Oxfam, küresel vatandaşlık için eğitimin, çocukların anlamalarını zorlaştırma, çoğunlukla ya da tümüyle diğer bölgeler ve insanlarla ilgili olma, insanlarla ne yapmaları ve ne düşünmeleri konusunda konuşma, karmaşık meselelere basit çözümler getirme, yoğun programa ekstra bir konu daha ekleme, hayırseverlik için para toplama olmaması gerektiğini de belirtmektedir. (Oxfam,1997: 3)

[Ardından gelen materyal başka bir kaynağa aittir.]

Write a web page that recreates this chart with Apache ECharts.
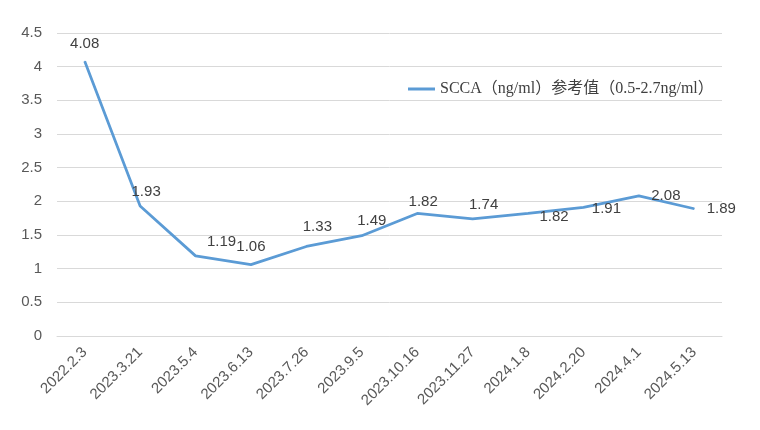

Özetle küresel vatandaşlık; küreselleşme ve vatandaşlık olgularının birleşiminin bir ürünü olarak ortaya çıkmış, toplumlar arasındaki tek tip vatandaşlık düşüncesinin farklı bir yansıması olmuştur. Sadece küresel gelişmelere değil aynı zaman da küresel sorunlara da dayanan bu olgu, değişime direnen değil ona hazırlanan vatandaş tipini ifade etmektedir. Küresel vatandaşlık, bireyin kendi öz kimliğinin bilincinde olarak, dünyanın ve çevresinin sorunlarına duyarlı, etkili iletişim gücüne sahip, empati kurabilen, kriz odaklı düşünebilen, evrensel değerleri benimsemiş bir kişiyi tanımlamaktadır.